→ **What is required**
Keep only the lines where "that" appears.

→ **Extracted material**
--*--

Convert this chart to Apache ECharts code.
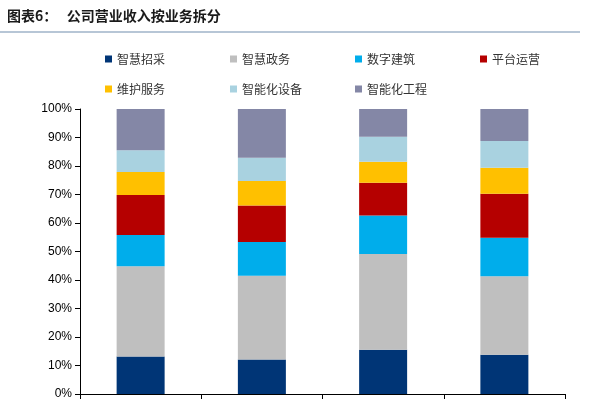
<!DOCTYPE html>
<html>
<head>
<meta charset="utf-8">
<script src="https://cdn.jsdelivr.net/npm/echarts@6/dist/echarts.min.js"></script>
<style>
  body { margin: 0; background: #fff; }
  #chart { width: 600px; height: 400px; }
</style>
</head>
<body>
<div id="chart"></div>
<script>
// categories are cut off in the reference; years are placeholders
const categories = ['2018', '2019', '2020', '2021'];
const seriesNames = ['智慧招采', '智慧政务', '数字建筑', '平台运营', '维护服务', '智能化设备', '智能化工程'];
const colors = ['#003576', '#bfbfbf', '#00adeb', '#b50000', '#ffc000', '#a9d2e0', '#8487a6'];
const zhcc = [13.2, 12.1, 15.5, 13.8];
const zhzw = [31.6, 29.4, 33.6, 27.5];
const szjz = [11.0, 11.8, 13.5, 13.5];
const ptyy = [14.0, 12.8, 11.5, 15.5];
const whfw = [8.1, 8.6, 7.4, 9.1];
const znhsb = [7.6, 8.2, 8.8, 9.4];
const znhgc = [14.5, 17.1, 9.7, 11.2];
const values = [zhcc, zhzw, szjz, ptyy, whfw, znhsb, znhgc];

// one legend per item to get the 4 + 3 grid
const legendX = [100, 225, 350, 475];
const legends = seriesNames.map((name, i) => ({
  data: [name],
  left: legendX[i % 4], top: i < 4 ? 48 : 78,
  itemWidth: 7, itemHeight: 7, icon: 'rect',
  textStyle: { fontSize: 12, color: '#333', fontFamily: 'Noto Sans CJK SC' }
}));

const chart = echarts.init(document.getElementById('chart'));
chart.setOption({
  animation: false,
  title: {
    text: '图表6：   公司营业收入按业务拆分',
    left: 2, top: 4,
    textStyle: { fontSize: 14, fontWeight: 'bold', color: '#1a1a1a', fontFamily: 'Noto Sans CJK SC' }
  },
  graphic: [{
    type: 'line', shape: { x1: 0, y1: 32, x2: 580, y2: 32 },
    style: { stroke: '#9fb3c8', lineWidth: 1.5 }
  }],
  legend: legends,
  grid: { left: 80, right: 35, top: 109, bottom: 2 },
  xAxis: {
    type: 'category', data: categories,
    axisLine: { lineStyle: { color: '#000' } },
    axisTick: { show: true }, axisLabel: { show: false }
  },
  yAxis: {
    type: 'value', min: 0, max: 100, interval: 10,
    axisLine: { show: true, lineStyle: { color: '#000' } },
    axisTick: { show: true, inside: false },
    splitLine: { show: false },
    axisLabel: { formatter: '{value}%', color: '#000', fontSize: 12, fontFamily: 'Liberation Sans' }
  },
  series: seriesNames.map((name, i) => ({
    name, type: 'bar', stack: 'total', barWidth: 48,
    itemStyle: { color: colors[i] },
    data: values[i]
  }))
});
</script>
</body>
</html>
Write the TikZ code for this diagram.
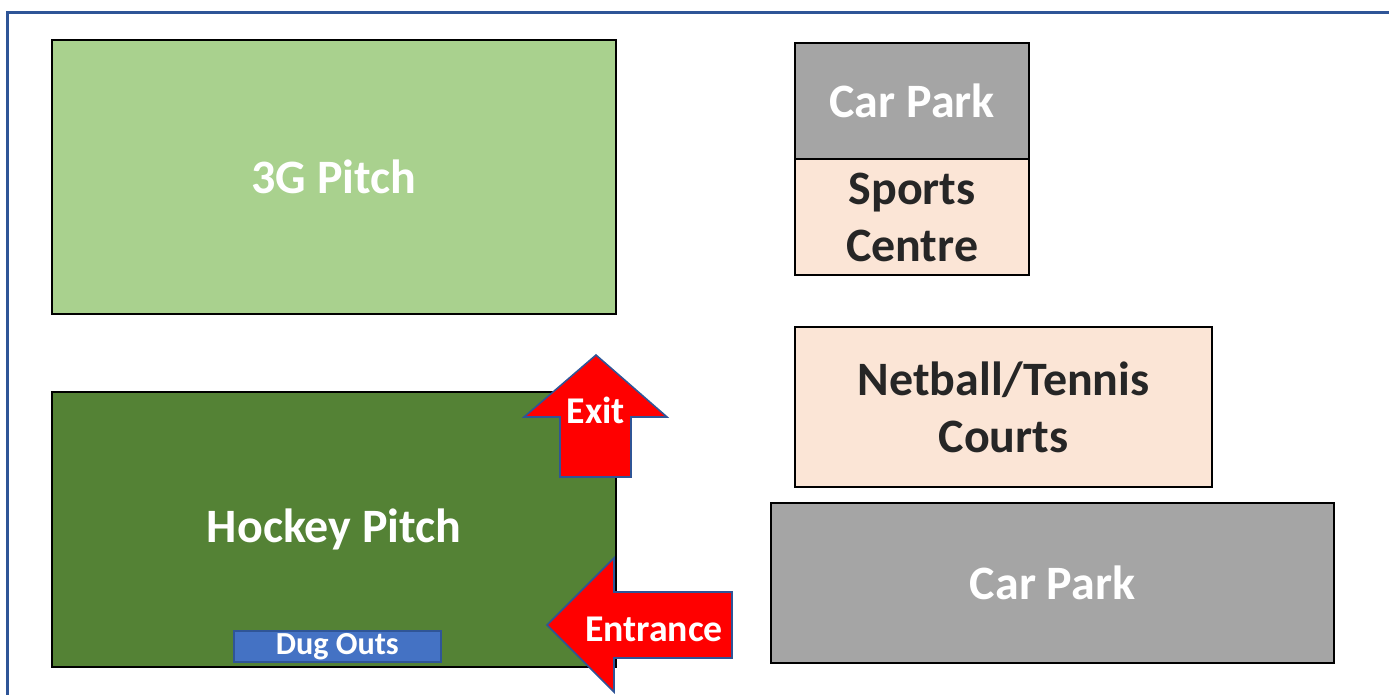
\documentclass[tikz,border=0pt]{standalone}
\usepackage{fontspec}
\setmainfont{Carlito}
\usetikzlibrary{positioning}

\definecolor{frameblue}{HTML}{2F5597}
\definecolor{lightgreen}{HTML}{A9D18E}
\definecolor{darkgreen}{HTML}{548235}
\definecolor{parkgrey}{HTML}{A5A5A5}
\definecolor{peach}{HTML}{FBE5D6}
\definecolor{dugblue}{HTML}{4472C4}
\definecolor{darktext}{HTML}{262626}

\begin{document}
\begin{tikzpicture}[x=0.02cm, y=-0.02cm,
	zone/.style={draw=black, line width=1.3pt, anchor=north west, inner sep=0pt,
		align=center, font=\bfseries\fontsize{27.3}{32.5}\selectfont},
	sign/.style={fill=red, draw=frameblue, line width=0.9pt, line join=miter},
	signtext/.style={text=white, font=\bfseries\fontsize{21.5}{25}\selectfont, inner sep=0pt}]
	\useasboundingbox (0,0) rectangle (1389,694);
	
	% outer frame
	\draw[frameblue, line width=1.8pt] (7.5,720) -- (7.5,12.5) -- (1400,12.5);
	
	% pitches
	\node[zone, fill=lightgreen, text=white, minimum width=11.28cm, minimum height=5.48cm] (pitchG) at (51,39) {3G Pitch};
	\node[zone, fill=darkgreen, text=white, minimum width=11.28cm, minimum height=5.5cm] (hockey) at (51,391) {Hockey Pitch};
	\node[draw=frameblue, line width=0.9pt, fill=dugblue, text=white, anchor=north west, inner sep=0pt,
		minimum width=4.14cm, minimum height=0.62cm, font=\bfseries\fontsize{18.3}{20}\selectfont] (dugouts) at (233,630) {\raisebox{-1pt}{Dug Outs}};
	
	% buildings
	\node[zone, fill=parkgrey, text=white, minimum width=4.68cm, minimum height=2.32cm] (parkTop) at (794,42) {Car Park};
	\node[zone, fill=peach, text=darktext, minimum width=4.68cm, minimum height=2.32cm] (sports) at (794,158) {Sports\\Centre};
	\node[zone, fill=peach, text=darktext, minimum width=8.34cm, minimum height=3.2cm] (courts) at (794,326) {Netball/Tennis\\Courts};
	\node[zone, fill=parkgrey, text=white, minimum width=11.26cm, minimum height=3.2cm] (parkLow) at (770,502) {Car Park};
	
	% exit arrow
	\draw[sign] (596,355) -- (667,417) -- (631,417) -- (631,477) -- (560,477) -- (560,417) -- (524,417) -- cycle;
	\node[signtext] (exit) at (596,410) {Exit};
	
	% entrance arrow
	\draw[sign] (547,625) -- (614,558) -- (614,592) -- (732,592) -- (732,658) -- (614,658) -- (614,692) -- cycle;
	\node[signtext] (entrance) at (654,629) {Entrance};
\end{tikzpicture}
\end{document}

--*--

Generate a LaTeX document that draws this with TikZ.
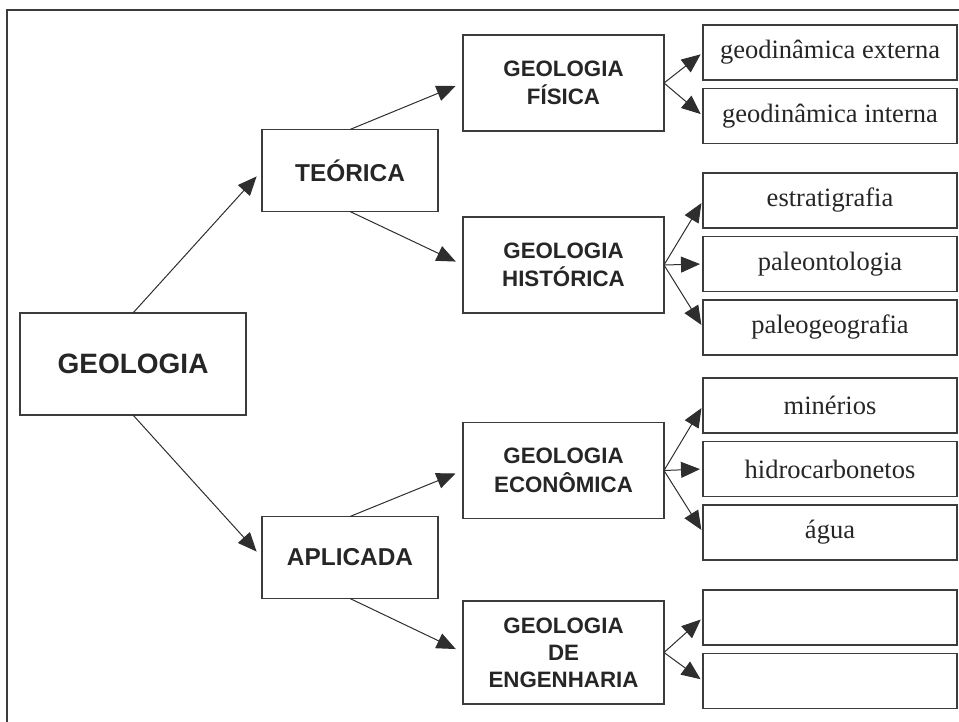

--*--

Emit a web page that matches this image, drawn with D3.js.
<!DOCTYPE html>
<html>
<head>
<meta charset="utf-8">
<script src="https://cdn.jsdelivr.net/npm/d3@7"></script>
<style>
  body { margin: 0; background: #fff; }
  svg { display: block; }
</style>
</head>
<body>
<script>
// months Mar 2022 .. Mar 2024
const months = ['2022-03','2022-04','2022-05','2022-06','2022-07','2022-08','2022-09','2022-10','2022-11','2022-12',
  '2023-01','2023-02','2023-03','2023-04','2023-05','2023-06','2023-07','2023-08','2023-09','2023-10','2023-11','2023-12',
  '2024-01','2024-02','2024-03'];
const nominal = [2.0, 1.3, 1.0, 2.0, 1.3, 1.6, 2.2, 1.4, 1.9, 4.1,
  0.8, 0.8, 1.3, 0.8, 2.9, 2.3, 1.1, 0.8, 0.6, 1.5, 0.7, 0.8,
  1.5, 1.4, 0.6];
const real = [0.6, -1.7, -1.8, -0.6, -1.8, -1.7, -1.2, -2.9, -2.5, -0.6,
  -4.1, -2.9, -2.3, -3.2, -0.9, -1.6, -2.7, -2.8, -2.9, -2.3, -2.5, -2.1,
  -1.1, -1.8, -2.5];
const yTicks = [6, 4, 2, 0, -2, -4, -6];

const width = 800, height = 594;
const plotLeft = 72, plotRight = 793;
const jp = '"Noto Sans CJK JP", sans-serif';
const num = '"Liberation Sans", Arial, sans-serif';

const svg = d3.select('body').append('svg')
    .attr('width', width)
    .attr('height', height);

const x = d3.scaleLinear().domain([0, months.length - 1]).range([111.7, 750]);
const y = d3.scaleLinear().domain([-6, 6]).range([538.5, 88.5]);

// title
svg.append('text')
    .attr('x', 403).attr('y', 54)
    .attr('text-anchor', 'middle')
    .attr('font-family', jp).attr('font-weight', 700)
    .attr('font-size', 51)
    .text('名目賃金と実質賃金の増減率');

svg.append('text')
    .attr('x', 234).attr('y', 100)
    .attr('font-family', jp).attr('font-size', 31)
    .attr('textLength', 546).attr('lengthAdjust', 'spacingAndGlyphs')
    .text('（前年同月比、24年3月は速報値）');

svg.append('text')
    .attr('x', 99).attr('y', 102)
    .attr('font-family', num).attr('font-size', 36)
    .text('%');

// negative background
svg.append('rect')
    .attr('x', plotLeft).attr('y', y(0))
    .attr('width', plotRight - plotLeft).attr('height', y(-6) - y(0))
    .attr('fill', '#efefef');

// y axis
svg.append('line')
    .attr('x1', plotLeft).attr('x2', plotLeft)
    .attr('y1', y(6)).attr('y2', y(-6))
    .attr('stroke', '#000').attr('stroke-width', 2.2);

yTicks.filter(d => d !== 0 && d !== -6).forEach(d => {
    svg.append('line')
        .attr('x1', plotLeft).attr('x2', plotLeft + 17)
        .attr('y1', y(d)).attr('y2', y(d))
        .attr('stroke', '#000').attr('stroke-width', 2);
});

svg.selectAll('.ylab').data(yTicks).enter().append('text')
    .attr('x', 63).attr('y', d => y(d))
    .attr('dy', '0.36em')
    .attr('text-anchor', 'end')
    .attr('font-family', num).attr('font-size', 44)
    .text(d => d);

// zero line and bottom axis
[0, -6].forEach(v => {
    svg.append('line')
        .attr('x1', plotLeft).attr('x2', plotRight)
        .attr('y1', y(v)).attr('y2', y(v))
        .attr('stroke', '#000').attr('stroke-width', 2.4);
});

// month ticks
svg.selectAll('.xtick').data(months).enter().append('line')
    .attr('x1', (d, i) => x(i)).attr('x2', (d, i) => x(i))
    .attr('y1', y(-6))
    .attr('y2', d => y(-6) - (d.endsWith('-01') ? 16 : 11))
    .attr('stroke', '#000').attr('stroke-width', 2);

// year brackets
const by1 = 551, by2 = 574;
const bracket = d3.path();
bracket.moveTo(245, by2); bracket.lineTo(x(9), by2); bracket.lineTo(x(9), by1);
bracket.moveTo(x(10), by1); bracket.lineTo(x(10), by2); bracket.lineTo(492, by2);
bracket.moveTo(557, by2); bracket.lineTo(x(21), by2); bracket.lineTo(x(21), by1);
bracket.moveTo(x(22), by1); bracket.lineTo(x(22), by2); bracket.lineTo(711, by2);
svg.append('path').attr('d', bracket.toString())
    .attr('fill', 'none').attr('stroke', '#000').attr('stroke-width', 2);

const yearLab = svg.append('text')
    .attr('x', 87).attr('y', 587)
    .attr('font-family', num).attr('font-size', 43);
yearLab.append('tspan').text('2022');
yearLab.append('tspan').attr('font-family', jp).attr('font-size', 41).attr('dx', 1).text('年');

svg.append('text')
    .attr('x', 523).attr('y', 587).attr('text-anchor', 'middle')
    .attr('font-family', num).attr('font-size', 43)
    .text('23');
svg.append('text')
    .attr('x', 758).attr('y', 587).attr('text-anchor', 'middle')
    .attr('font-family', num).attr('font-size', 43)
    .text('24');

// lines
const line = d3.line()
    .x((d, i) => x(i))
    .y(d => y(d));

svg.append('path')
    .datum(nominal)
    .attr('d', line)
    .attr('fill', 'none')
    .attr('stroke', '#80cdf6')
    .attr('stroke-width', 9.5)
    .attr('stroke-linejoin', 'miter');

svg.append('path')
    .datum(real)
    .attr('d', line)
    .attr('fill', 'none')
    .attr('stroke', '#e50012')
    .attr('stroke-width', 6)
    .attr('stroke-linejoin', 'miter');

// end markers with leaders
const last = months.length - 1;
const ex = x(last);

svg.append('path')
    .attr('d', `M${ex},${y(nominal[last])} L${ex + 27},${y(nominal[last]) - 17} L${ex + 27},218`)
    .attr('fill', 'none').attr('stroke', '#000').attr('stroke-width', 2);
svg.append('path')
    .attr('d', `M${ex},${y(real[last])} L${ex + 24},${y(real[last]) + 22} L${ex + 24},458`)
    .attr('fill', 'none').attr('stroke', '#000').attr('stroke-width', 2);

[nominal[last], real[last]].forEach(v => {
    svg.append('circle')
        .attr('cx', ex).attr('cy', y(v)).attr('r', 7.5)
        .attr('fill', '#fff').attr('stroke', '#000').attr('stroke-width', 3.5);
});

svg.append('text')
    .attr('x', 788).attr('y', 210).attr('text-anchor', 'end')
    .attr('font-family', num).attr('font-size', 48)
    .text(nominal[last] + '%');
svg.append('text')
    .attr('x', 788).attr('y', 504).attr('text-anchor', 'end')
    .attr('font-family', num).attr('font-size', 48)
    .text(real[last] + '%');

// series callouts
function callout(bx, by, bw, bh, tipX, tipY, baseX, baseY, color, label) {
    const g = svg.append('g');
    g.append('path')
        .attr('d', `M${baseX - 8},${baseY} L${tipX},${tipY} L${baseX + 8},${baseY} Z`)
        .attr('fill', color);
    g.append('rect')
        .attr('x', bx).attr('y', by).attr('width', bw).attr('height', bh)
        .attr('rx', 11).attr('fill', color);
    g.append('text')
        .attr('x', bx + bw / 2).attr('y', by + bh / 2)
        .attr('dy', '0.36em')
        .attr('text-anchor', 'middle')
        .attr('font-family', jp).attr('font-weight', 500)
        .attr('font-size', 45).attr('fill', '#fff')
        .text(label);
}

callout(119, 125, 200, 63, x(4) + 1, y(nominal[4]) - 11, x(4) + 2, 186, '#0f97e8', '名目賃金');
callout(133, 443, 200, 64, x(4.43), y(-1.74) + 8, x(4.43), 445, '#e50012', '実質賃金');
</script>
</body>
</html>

--*--

→ **Exercise output**
Generate a LaTeX document that draws this with TikZ.
Emit a web page that matches this image, drawn with D3.js.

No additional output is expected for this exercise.